SCHOOLS in Sunderland will share nearly £4.4million to help educate the most deprived children.
The city is receiving the Pupil Premium cash from the Government, with Durham getting £6.8million and South Tyneside being given £2.8million for the school year 2011-12.
The most disadvantaged pupils will benefit from an extra £58 each after the Department for Education’s decision to increase the Pupil Premium to £488.
Schools receive the extra cash for every child eligible for free school meals, with the aim that youngsters who need it most will benefit from the funding.
In Sunderland the secondary school with the highest proportion of children (45.3 per cent) eligible for the Pupil Premium is Academy 360, in Pennywell, which will be awarded £223,992.
The primary school with the most children eligible (66.3 per cent) is Southwick Community Primary School, which will be given £94,184.

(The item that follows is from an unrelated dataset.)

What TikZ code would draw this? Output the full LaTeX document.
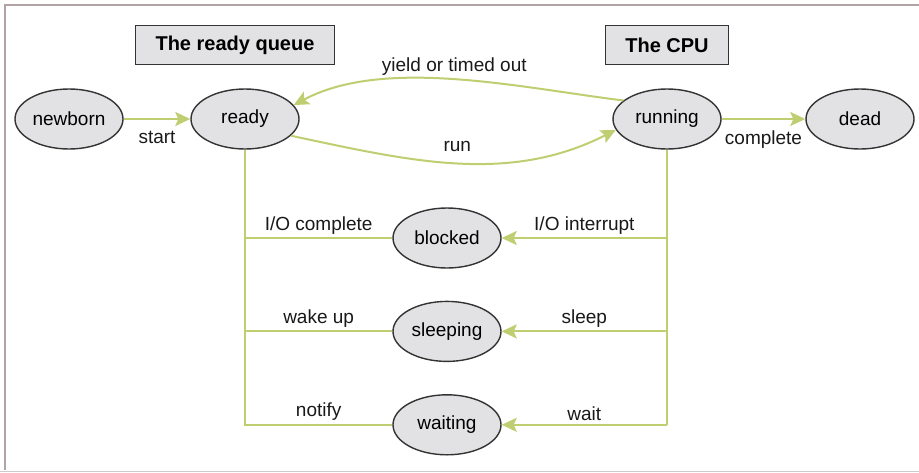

Figures show that 27 per cent of pupils on free school meals get five good GCSEs, compared with 54 per cent of non-free school meals pupils.
Trisha Stoker, headteacher at Southwick Community Primary, said any extra funding is always appreciated and it is good to see the situation of children in poverty being recognised.
But she added: “The situation is massive and if we are going to really tackle the inequalities for children and the issues that schools like mine have, then the Pupil Premium is just a start. It needs to be a long-term commitment.”
Mrs Stoker said the money is used to improve the lives of the children from things such as transport to activities, additions for after-school clubs and mostly in extra classroom and teaching support.
Mike Foster, Sunderland City Council’s deputy executive director of children’s services, said: “The Government’s Pupil Premium funding is designed to support focused intervention for particular students to help meet their individual educational needs.
“As a city we welcome all supportive initiatives which lead to a personalised approach for our children.”
Coun Robert Oliver, Sunderland Conservative spokesman for education, said of the Pupil Premiun: “It will significantly benefit all disadvantaged areas, including Sunderland, and signals a commitment to ensure funds are aimed at the poorest pupils who need most help with the value of the pupil premium set to rise in future years.”
But Sharon Hodgson, MP for Washington and Sunderland West, said: “This is not new money and the overall funding for schools has not been increased.
“The proof of the pudding is whether schools in Sunderland are actually getting bigger budgets to spend on their pupils.
“I know this isn’t the case for many schools, and many are under increased pressure because cuts to local authorities mean they aren’t able to supply schools with the assistance they have in the past.
“In this context, the pupil premium is nothing more than smoke and mirrors.”